The base material used in the sculpture is copper. Reminiscent of the copper colored beaches of Ceylon that earned its name ‘Thambapanni’. This makes it a monolithic construction. The “Lodiya” sculpture as dubbed by the students is subjected to change on a daily basis. Its movement can alter considering various factors like the movement of the wind. However, the accumulated change that is expected over time is the discoloration of the surface as it gets plastered with patina which formulates on the surface of copper. This symbolizes the cycle of aging over time as it eventually becomes one with the environment.
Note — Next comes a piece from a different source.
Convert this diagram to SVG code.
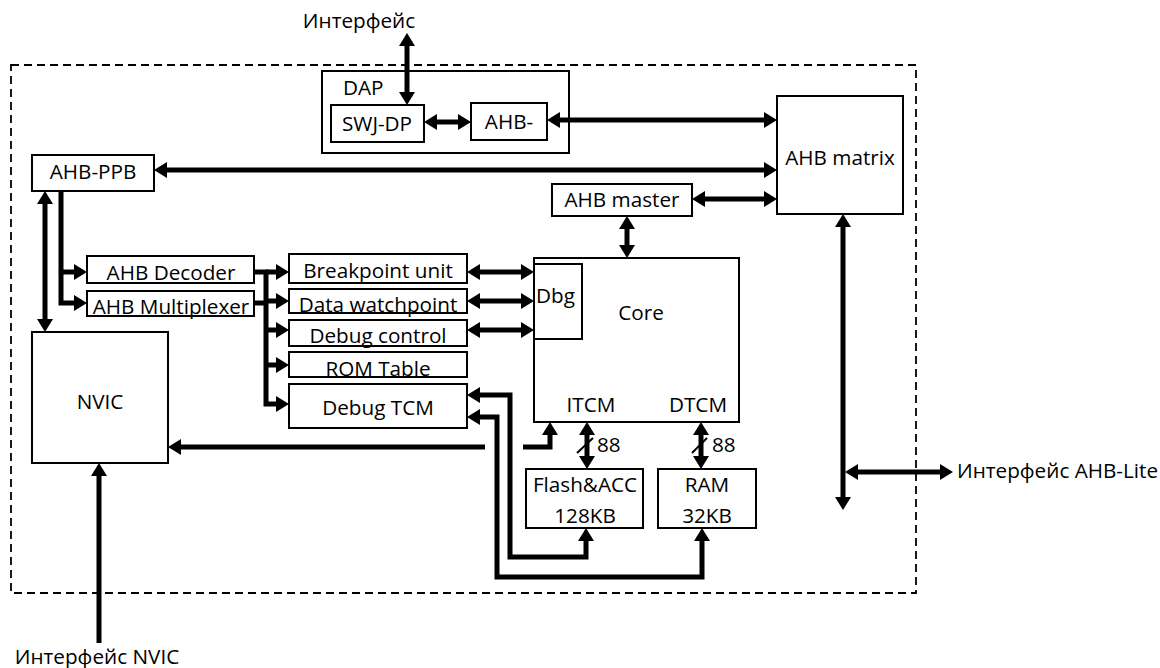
<svg xmlns="http://www.w3.org/2000/svg" width="1160" height="668" viewBox="0 0 1160 668">
<style>
.box{fill:#fff;stroke:#000;stroke-width:2}
.t{font-family:"Open Sans","Liberation Sans",sans-serif;font-size:20.7px;fill:#000}
.c{text-anchor:middle}
.w{fill:none;stroke:#000;stroke-width:5}
.b{marker-start:url(#ah);marker-end:url(#ah)}
.e{marker-end:url(#ah)}
.thin{fill:none;stroke:#000;stroke-width:2}
</style>
<defs>
<marker id="ah" markerUnits="userSpaceOnUse" markerWidth="14" markerHeight="16" refX="5" refY="8" orient="auto-start-reverse" viewBox="0 0 14 16"><path d="M0,0 L13,8 L0,16 z" fill="#000"/></marker>
</defs>
<rect width="1160" height="668" fill="#fff"/>
<rect id="boundary" x="11" y="65" width="905" height="528" fill="none" stroke="#000" stroke-width="1.8" stroke-dasharray="8,5"/>

<g id="dap"><rect class="box" x="322" y="71" width="247" height="82"/><text class="t" x="343" y="95">DAP</text></g>
<g id="swjdp"><rect class="box" x="331" y="105" width="93" height="37"/><text class="t c" x="377" y="131">SWJ-DP</text></g>
<g id="ahbap"><rect class="box" x="471" y="103" width="76" height="37"/><text class="t c" x="509" y="129">AHB-</text></g>
<g id="matrix"><rect class="box" x="777" y="96" width="126" height="118"/><text class="t c" x="840" y="165">AHB matrix</text></g>
<g id="ppb"><rect class="box" x="32" y="155" width="122" height="36"/><text class="t c" x="93" y="179">AHB-PPB</text></g>
<g id="master"><rect class="box" x="552" y="184" width="140" height="32"/><text class="t c" x="622" y="207">AHB master</text></g>
<g id="decoder"><rect class="box" x="87" y="256" width="167" height="27"/><text class="t c" x="171" y="280">AHB Decoder</text></g>
<g id="mux"><rect class="box" x="87" y="291" width="167" height="25"/><text class="t c" x="171" y="314">AHB Multiplexer</text></g>
<g id="bpu"><rect class="box" x="289" y="254" width="178" height="29"/><text class="t c" x="378" y="278">Breakpoint unit</text></g>
<g id="dwt"><rect class="box" x="289" y="289" width="178" height="24"/><text class="t c" x="378" y="312">Data watchpoint</text></g>
<g id="dctl"><rect class="box" x="289" y="320" width="178" height="26"/><text class="t c" x="378" y="343">Debug control</text></g>
<g id="rom"><rect class="box" x="289" y="352" width="178" height="25"/><text class="t c" x="378" y="376">ROM Table</text></g>
<g id="dtcm"><rect class="box" x="289" y="384" width="178" height="44"/><text class="t c" x="378" y="415">Debug TCM</text></g>
<g id="core"><rect class="box" x="534" y="258" width="205" height="164"/><text class="t c" x="641" y="320">Core</text><text class="t c" x="591" y="412">ITCM</text><text class="t c" x="698" y="412">DTCM</text></g>
<g id="dbg"><rect class="box" x="534" y="264" width="48" height="75"/><text class="t" x="536" y="303">Dbg</text></g>
<g id="nvic"><rect class="box" x="32" y="332" width="136" height="131"/><text class="t c" x="100" y="409">NVIC</text></g>
<g id="flash"><rect class="box" x="526" y="469" width="117" height="59"/><text class="t c" x="585" y="492">Flash&amp;ACC</text><text class="t c" x="585" y="523">128KB</text></g>
<g id="ram"><rect class="box" x="658" y="469" width="98" height="59"/><text class="t c" x="707" y="492">RAM</text><text class="t c" x="707" y="523">32KB</text></g>

<g id="labels">
<text class="t c" x="359" y="28">Интерфейс</text>
<text class="t" x="957" y="478">Интерфейс AHB-Lite</text>
<text class="t c" x="97" y="664">Интерфейс NVIC</text>
<text class="t" x="597" y="452">88</text>
<text class="t" x="712" y="452">88</text>
</g>

<g id="connectors">
<path class="w b" d="M407,41 V97"/>
<path class="w b" d="M432,122 H463"/>
<path class="w b" d="M555,120 H769"/>
<path class="w b" d="M162,170 H769"/>
<path class="w b" d="M700,199 H769"/>
<path class="w b" d="M627,224 V250"/>
<path class="w b" d="M45,199 V324"/>
<path class="w e" d="M61,191 V303 H79"/>
<path class="w e" d="M61,272 H79"/>
<path class="w e" d="M254,272 H266 V404 H281"/>
<path class="w" d="M254,303 H266"/>
<path class="w e" d="M266,272 H281"/>
<path class="w e" d="M266,301 H281"/>
<path class="w e" d="M266,330 H281"/>
<path class="w e" d="M266,365 H281"/>
<path class="w b" d="M475,272 H526"/>
<path class="w b" d="M475,301 H526"/>
<path class="w b" d="M475,330 H526"/>
<path class="w b" d="M475,395 H510 V557 H586 V536"/>
<path class="w b" d="M475,417 H497 V577 H702 V536"/>
<path class="w e" d="M485,447 H176"/>
<path class="w e" d="M523,447 H550 V430"/>
<path class="w b" d="M587,430 V461"/>
<path class="w b" d="M701,430 V461"/>
<path class="thin" d="M577,453 L593,438"/>
<path class="thin" d="M692,453 L707,438"/>
<path class="w b" d="M843,222 V502"/>
<path class="w b" d="M853,472 H945"/>
<path class="w e" d="M99,643 V471"/>
</g>
</svg>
The silver orb hung on the center keeps the sculpture’s form and shape; thus maintaining balance. Viewing this brand new sculpture in the distant future, one might be able to see the aspects which have changed, and realize what have remained constant. This will create a link between the past and the future whilst bringing in a sense of nostalgia for someone who was present to witness the creation of the sculpture.
It was only a matter of time till this entry earned them the honor of being recognized as the victors of the competition. As the depth of their triumph kicked in, the winning members shared their roar of victory as follows.
“Being a student and having the opportunity to call such a landmark design our own is a huge achievement for us all. Especially when it’s the first public art installation in such an illustrious location. The whole series of workshops conducted by Ismael and the rest of the team was a wonderful exposure for us as students and will help to enrich our career.”
“For me it’s an achievement of a lifetime. I have been creating assembled art for a while now so this was a great opportunity to showcase our work. It was also a great team effort as we each contributed in our own ways and we came this far because of the strengths of each team member. Winning this makes us want to keep doing more art and share it with the world”.
The final presentation was graced with the presence of world renowned engineer Cecil Balmond. With such influence and inspiration accumulated along with yet another glorious triumph, the creative young minds of City School of Architecture can set their target on their bright and prosperous future endeavors.